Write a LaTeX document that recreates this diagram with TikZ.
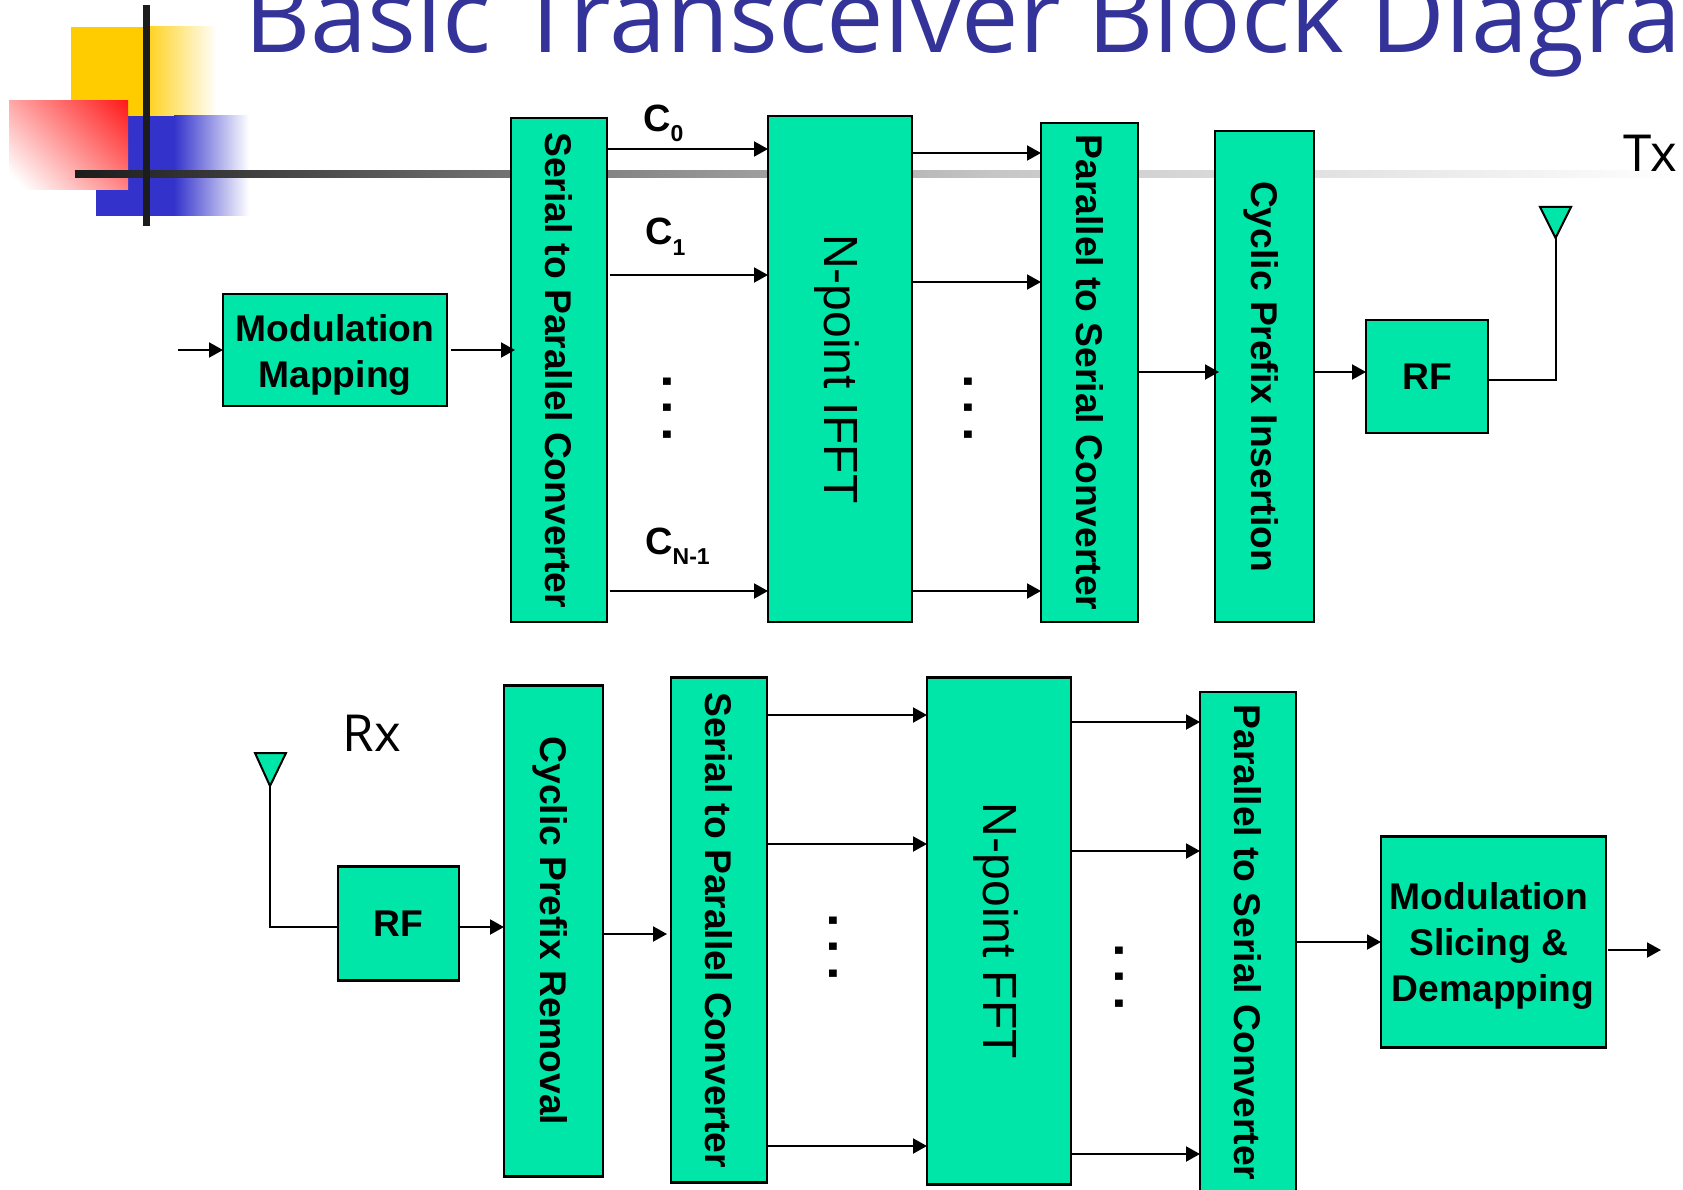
\documentclass[tikz,border=0pt]{standalone}
\usepackage{fontspec}
\setmainfont{Liberation Sans}
\newfontfamily\titlef{Open Sans}
\usetikzlibrary{arrows.meta,calc}
\definecolor{boxg}{HTML}{00E6A8}
\definecolor{titleb}{HTML}{333399}
\definecolor{decb}{HTML}{3333CC}
\definecolor{decr}{HTML}{FF1010}
\definecolor{decy}{HTML}{FFCC00}
\pgfdeclareverticalshading{redfade}{100bp}{color(0bp)=(white); color(20bp)=(white); color(88bp)=(decr); color(100bp)=(decr)}
\newcommand{\fs}[1]{\fontsize{#1}{#1}\selectfont}
\newcommand{\vtxt}[1]{\rotatebox{-90}{#1}}
\newcommand{\threedots}{\vtxt{.\kern12pt.\kern12pt.}}
\newcommand{\csub}[1]{C\raisebox{-10pt}{\fs{23}#1}}
\tikzset{
 box/.style={draw=black,line width=2.3pt,fill=boxg,inner sep=0pt,outer sep=0pt,font=\fs{37.2}\bfseries,align=center},
 thin box/.style={box,font=\fs{48}},
 boxtext/.style={font=\fs{37.2}\bfseries,align=center,inner sep=0pt},
 arr/.style={draw=black,line width=2pt,-{Triangle[length=14pt,width=15pt]}},
 wire/.style={draw=black,line width=2pt},
 ant/.style={draw=black,line width=2pt,fill=boxg,line join=miter},
 dots/.style={font=\fs{52}\bfseries,inner sep=0pt},
 clabel/.style={font=\fs{38}\bfseries,anchor=base west,inner sep=0pt},
 side/.style={font=\titlef\fs{51},text=black,inner sep=0pt}
}
\begin{document}
\begin{tikzpicture}[x=1pt,y=-1pt]
\useasboundingbox (0,0) rectangle (1683,1190);
\clip (0,0) rectangle (1683,1190);
\fill[white] (0,0) rectangle (1683,1190);
% decoration
\fill[decy] (71,27) rectangle (150,116);
\shade[left color=decy!85!white,right color=white] (150,27) rectangle (217,116);
\fill[decb] (96,116) rectangle (174,216);
\shade[left color=decb,right color=white] (174,116) rectangle (249,216);
\shade[shading=redfade,shading angle=-45] (9,101) rectangle (128,190);
\shade[left color=black!89,right color=black!55] (75,171) rectangle (511,178);
\shade[left color=black!55,right color=black!22] (511,171) rectangle (1000,178);
\shade[left color=black!22,right color=white] (1000,171) rectangle (1683,178);
\fill[black!89] (143,5) rectangle (150,226);
% title
\node[anchor=base west,font=\titlef\fs{102.5},text=titleb,inner sep=0pt] (title) at (244,53) {Basic Transceiver Block Diagram};
\node[side] (tx) at (1650,153) {Tx};
\node[side] (rx) at (372,733) {Rx};
% Tx chain
\node[box,minimum width=224pt,minimum height=112pt] (mod) at (335,350) {};
\node[boxtext] (modt) at (335,355) {Modulation\\[8pt]Mapping};
\node[box,minimum width=96pt,minimum height=504pt] (ser) at (559,370) {\vtxt{Serial to Parallel Converter}};
\node[thin box,minimum width=144pt,minimum height=506pt] (ifft) at (840,369) {\hspace*{-6pt}\vtxt{N-point IFFT}};
\node[box,minimum width=97pt,minimum height=499pt] (pts) at (1089.5,372.5) {\vtxt{Parallel to Serial Converter}};
\node[box,minimum width=99pt,minimum height=491pt] (cp) at (1264.5,376.5) {\hspace*{-6pt}\vtxt{Cyclic Prefix Insertion}};
\node[box,minimum width=122pt,minimum height=113pt] (rft) at (1427,376.5) {RF};
\coordinate (txin) at (178,350);
\coordinate (antt) at (1555.5,238);
\coordinate (antr) at (270,786);
\draw[ant] (1540,207) -- (1571,207) -- (antt) -- cycle;
\draw[arr] (txin) -- (mod.west);
\draw[arr] (451,350) -- (515,350);
\draw[arr] (ser.east |- 0,149) -- (ifft.west |- 0,149);
\draw[arr] ($(ser.east |- 0,275)+(3,0)$) -- (ifft.west |- 0,275);
\draw[arr] ($(ser.east |- 0,591)+(3,0)$) -- (ifft.west |- 0,591);
\draw[arr] (ifft.east |- 0,153) -- (pts.west |- 0,153);
\draw[arr] (ifft.east |- 0,282) -- (pts.west |- 0,282);
\draw[arr] (ifft.east |- 0,591) -- (pts.west |- 0,591);
\draw[arr] (pts.east |- 0,372) -- ($(cp.west |- 0,372)+(4,0)$);
\draw[arr] (cp.east |- 0,372) -- (rft.west |- 0,372);
\draw[wire] (rft.east |- 0,380) -| (antt);
\node[clabel] (c0) at (643,132) {\csub{0}};
\node[clabel] (c1) at (645,245) {\csub{1}};
\node[clabel] (cn) at (645,554) {\csub{N-1}};
\node[dots] (d1) at (667,408) {\threedots};
\node[dots] (d2) at (968,408) {\threedots};
% Rx chain
\node[box,minimum width=121pt,minimum height=114pt] (rfr) at (398.5,923.5) {RF};
\node[box,minimum width=99pt,minimum height=491pt] (cpr) at (553.5,931) {\hspace*{-6pt}\vtxt{Cyclic Prefix Removal}};
\node[box,minimum width=96pt,minimum height=505pt] (stp) at (719,930) {\vtxt{Serial to Parallel Converter}};
\node[thin box,minimum width=144pt,minimum height=507pt] (fft) at (999,931) {\hspace*{-6pt}\vtxt{N-point FFT}};
\node[box,minimum width=96pt,minimum height=508pt] (ptr) at (1248,946) {};
\node[boxtext] (ptrt) at (1248,942.5) {\vtxt{Parallel to Serial Converter}};
\node[box,minimum width=225pt,minimum height=211pt] (dem) at (1493.5,942) {};
\node[boxtext] (demt) at (1489,946) {Modulation\\[9pt]Slicing \&\\[9pt]\hspace*{8pt}Demapping};
\coordinate (rxout) at (1661,950);
\draw[ant] (255,753) -- (286,753) -- (antr) -- cycle;
\draw[wire] (antr) |- (rfr.west |- 0,927);
\draw[arr] (rfr.east |- 0,927) -- (cpr.west |- 0,927);
\draw[arr] (cpr.east |- 0,934) -- ($(stp.west |- 0,934)+(-4,0)$);
\draw[arr] (stp.east |- 0,715) -- (fft.west |- 0,715);
\draw[arr] (stp.east |- 0,844) -- (fft.west |- 0,844);
\draw[arr] (stp.east |- 0,1146) -- (fft.west |- 0,1146);
\draw[arr] (fft.east |- 0,722) -- (ptr.west |- 0,722);
\draw[arr] (fft.east |- 0,851) -- (ptr.west |- 0,851);
\draw[arr] (fft.east |- 0,1154) -- (ptr.west |- 0,1154);
\draw[arr] (ptr.east |- 0,942) -- (dem.west |- 0,942);
\draw[arr] ($(dem.east |- 0,950)+(2,0)$) -- (rxout);
\node[dots] (d3) at (833,947) {\threedots};
\node[dots] (d4) at (1119,977) {\threedots};
\end{tikzpicture}
\end{document}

Task goal:
Reproduce the material above in full and without alteration, but skip all pictures.

Solution:
Write a LaTeX document that recreates this diagram with TikZ.
\documentclass[tikz,border=0pt]{standalone}
\usepackage{fontspec}
\setmainfont{Liberation Sans}
\newfontfamily\titlef{Open Sans}
\usetikzlibrary{arrows.meta,calc}
\definecolor{boxg}{HTML}{00E6A8}
\definecolor{titleb}{HTML}{333399}
\definecolor{decb}{HTML}{3333CC}
\definecolor{decr}{HTML}{FF1010}
\definecolor{decy}{HTML}{FFCC00}
\pgfdeclareverticalshading{redfade}{100bp}{color(0bp)=(white); color(20bp)=(white); color(88bp)=(decr); color(100bp)=(decr)}
\newcommand{\fs}[1]{\fontsize{#1}{#1}\selectfont}
\newcommand{\vtxt}[1]{\rotatebox{-90}{#1}}
\newcommand{\threedots}{\vtxt{.\kern12pt.\kern12pt.}}
\newcommand{\csub}[1]{C\raisebox{-10pt}{\fs{23}#1}}
\tikzset{
 box/.style={draw=black,line width=2.3pt,fill=boxg,inner sep=0pt,outer sep=0pt,font=\fs{37.2}\bfseries,align=center},
 thin box/.style={box,font=\fs{48}},
 boxtext/.style={font=\fs{37.2}\bfseries,align=center,inner sep=0pt},
 arr/.style={draw=black,line width=2pt,-{Triangle[length=14pt,width=15pt]}},
 wire/.style={draw=black,line width=2pt},
 ant/.style={draw=black,line width=2pt,fill=boxg,line join=miter},
 dots/.style={font=\fs{52}\bfseries,inner sep=0pt},
 clabel/.style={font=\fs{38}\bfseries,anchor=base west,inner sep=0pt},
 side/.style={font=\titlef\fs{51},text=black,inner sep=0pt}
}
\begin{document}
\begin{tikzpicture}[x=1pt,y=-1pt]
\useasboundingbox (0,0) rectangle (1683,1190);
\clip (0,0) rectangle (1683,1190);
\fill[white] (0,0) rectangle (1683,1190);
% decoration
\fill[decy] (71,27) rectangle (150,116);
\shade[left color=decy!85!white,right color=white] (150,27) rectangle (217,116);
\fill[decb] (96,116) rectangle (174,216);
\shade[left color=decb,right color=white] (174,116) rectangle (249,216);
\shade[shading=redfade,shading angle=-45] (9,101) rectangle (128,190);
\shade[left color=black!89,right color=black!55] (75,171) rectangle (511,178);
\shade[left color=black!55,right color=black!22] (511,171) rectangle (1000,178);
\shade[left color=black!22,right color=white] (1000,171) rectangle (1683,178);
\fill[black!89] (143,5) rectangle (150,226);
% title
\node[anchor=base west,font=\titlef\fs{102.5},text=titleb,inner sep=0pt] (title) at (244,53) {Basic Transceiver Block Diagram};
\node[side] (tx) at (1650,153) {Tx};
\node[side] (rx) at (372,733) {Rx};
% Tx chain
\node[box,minimum width=224pt,minimum height=112pt] (mod) at (335,350) {};
\node[boxtext] (modt) at (335,355) {Modulation\\[8pt]Mapping};
\node[box,minimum width=96pt,minimum height=504pt] (ser) at (559,370) {\vtxt{Serial to Parallel Converter}};
\node[thin box,minimum width=144pt,minimum height=506pt] (ifft) at (840,369) {\hspace*{-6pt}\vtxt{N-point IFFT}};
\node[box,minimum width=97pt,minimum height=499pt] (pts) at (1089.5,372.5) {\vtxt{Parallel to Serial Converter}};
\node[box,minimum width=99pt,minimum height=491pt] (cp) at (1264.5,376.5) {\hspace*{-6pt}\vtxt{Cyclic Prefix Insertion}};
\node[box,minimum width=122pt,minimum height=113pt] (rft) at (1427,376.5) {RF};
\coordinate (txin) at (178,350);
\coordinate (antt) at (1555.5,238);
\coordinate (antr) at (270,786);
\draw[ant] (1540,207) -- (1571,207) -- (antt) -- cycle;
\draw[arr] (txin) -- (mod.west);
\draw[arr] (451,350) -- (515,350);
\draw[arr] (ser.east |- 0,149) -- (ifft.west |- 0,149);
\draw[arr] ($(ser.east |- 0,275)+(3,0)$) -- (ifft.west |- 0,275);
\draw[arr] ($(ser.east |- 0,591)+(3,0)$) -- (ifft.west |- 0,591);
\draw[arr] (ifft.east |- 0,153) -- (pts.west |- 0,153);
\draw[arr] (ifft.east |- 0,282) -- (pts.west |- 0,282);
\draw[arr] (ifft.east |- 0,591) -- (pts.west |- 0,591);
\draw[arr] (pts.east |- 0,372) -- ($(cp.west |- 0,372)+(4,0)$);
\draw[arr] (cp.east |- 0,372) -- (rft.west |- 0,372);
\draw[wire] (rft.east |- 0,380) -| (antt);
\node[clabel] (c0) at (643,132) {\csub{0}};
\node[clabel] (c1) at (645,245) {\csub{1}};
\node[clabel] (cn) at (645,554) {\csub{N-1}};
\node[dots] (d1) at (667,408) {\threedots};
\node[dots] (d2) at (968,408) {\threedots};
% Rx chain
\node[box,minimum width=121pt,minimum height=114pt] (rfr) at (398.5,923.5) {RF};
\node[box,minimum width=99pt,minimum height=491pt] (cpr) at (553.5,931) {\hspace*{-6pt}\vtxt{Cyclic Prefix Removal}};
\node[box,minimum width=96pt,minimum height=505pt] (stp) at (719,930) {\vtxt{Serial to Parallel Converter}};
\node[thin box,minimum width=144pt,minimum height=507pt] (fft) at (999,931) {\hspace*{-6pt}\vtxt{N-point FFT}};
\node[box,minimum width=96pt,minimum height=508pt] (ptr) at (1248,946) {};
\node[boxtext] (ptrt) at (1248,942.5) {\vtxt{Parallel to Serial Converter}};
\node[box,minimum width=225pt,minimum height=211pt] (dem) at (1493.5,942) {};
\node[boxtext] (demt) at (1489,946) {Modulation\\[9pt]Slicing \&\\[9pt]\hspace*{8pt}Demapping};
\coordinate (rxout) at (1661,950);
\draw[ant] (255,753) -- (286,753) -- (antr) -- cycle;
\draw[wire] (antr) |- (rfr.west |- 0,927);
\draw[arr] (rfr.east |- 0,927) -- (cpr.west |- 0,927);
\draw[arr] (cpr.east |- 0,934) -- ($(stp.west |- 0,934)+(-4,0)$);
\draw[arr] (stp.east |- 0,715) -- (fft.west |- 0,715);
\draw[arr] (stp.east |- 0,844) -- (fft.west |- 0,844);
\draw[arr] (stp.east |- 0,1146) -- (fft.west |- 0,1146);
\draw[arr] (fft.east |- 0,722) -- (ptr.west |- 0,722);
\draw[arr] (fft.east |- 0,851) -- (ptr.west |- 0,851);
\draw[arr] (fft.east |- 0,1154) -- (ptr.west |- 0,1154);
\draw[arr] (ptr.east |- 0,942) -- (dem.west |- 0,942);
\draw[arr] ($(dem.east |- 0,950)+(2,0)$) -- (rxout);
\node[dots] (d3) at (833,947) {\threedots};
\node[dots] (d4) at (1119,977) {\threedots};
\end{tikzpicture}
\end{document}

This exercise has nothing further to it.